The organization of Human Rights, the performance of Human Duties, is an unlimited work. If there shall ever be a time when it is all done, then the Race will have finished its course. Shall the American nation go on in this work, or pause, turn off, fall, and perish? To us it seems almost treason to doubt that a glorious future awaits us. Young as we are, and wicked, we have yet done something which the world will not let perish. One day we shall attend more emphatically to the Rights of the Hand, and organize Labor and Skill; then to the Rights of the Head, looking after Education, Science, Literature, and Art; and again to the Rights of the Heart, building up the State with its Laws, Society with its families, the Church with its goodness and piety. One day we shall see that it is a shame, and a loss, and a wrong, to have a criminal, or an ignorant man, or a pauper, or an idler, in the land; that the jail, and the gallows, and the almshouse are a reproach which need not be. Out of new sentiments and ideas, not seen as yet, new forms of society will come, free from the antagonism of races, classes, men - representing the American Idea in its length, breadth, depth, and height, its beauty and its truth, and then the old civilization of our time shall seem barbarous and even savage. There will be an American Art commensurate with our Idea and akin to this great continent; not an imitation, but a fresh, new growth. An American Literature also must come with democratic freedom, democratic thought, democratic power-for we are not always to be pensioners of other lands, doing nothing but import and quote; a literature with all of German philosophic depth, with English solid sense, with French vivacity and wit, Italian fire of sentiment and soul, with all of Grecian elegance of form, and more than Hebrew piety and faith in God. We must not look for the maiden's ringlets on the baby's brow; we are yet but a girl; the nameless grace of maturity, and womanhood's majestic charm, are still to come. At length we must have a system of Education, which shall uplift the humblest, rudest, worst born child in all the land; which shall bring forth and bring up noble men.

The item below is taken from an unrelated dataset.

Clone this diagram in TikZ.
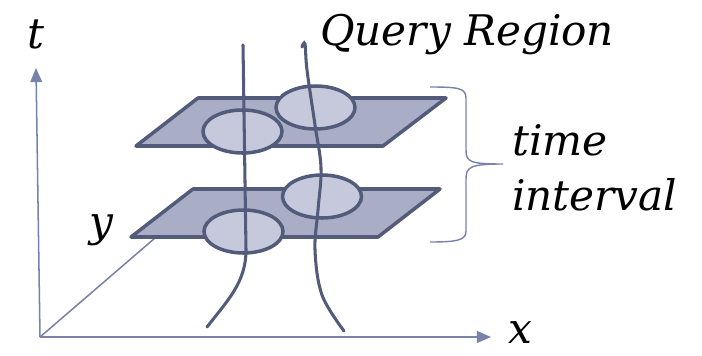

An American State is a thing that must also be; a State of freemen who give over brawling, resting on Industry, Justice, Love, not on War, Cunning, and Violence, - a State where Liberty, Equality, and Fraternity are deeds as well as words. In its time the American Church must also appear, with Liberty, Holiness, and Love for its watchwords, cultivating Reason, Conscience, Affection, Faith, and leading the world's way in Justice, Peace, and Love. The Roman Church has been all men know what and how; the American Church, with freedom for the Mind, freedom for the Heart, freedom for the Soul, is yet to be, sundering no chord of the human harp, but tuning all to harmony. This also must come; but hitherto no one has risen with genius fit to plan its holy walls, conceive its columns, project its towers, or lay its corner stone. Is it too much to hope all this? Look at the Arena before us-look at our past history. Hark! there is the sound of many million men, the trampling of their freeborn feet, the murmuring of their voice; a nation born of this land that God reserved so long a virgin earth, in a high day married to the Human Race, rising, and swelling, and rolling on, strong and certain as the Atlantic tide; they come numerous as ocean waves when east winds blow, their destination commensurate with the continent, with Ideas vast as the Mississippi, strong as the Alleghanies, and awful as Niagara; they come murmuring little of the past, but, moving in the brightness of their great Idea, and casting its light far on to other lands and distant days-come to the world's great work, to organize the Rights of Man.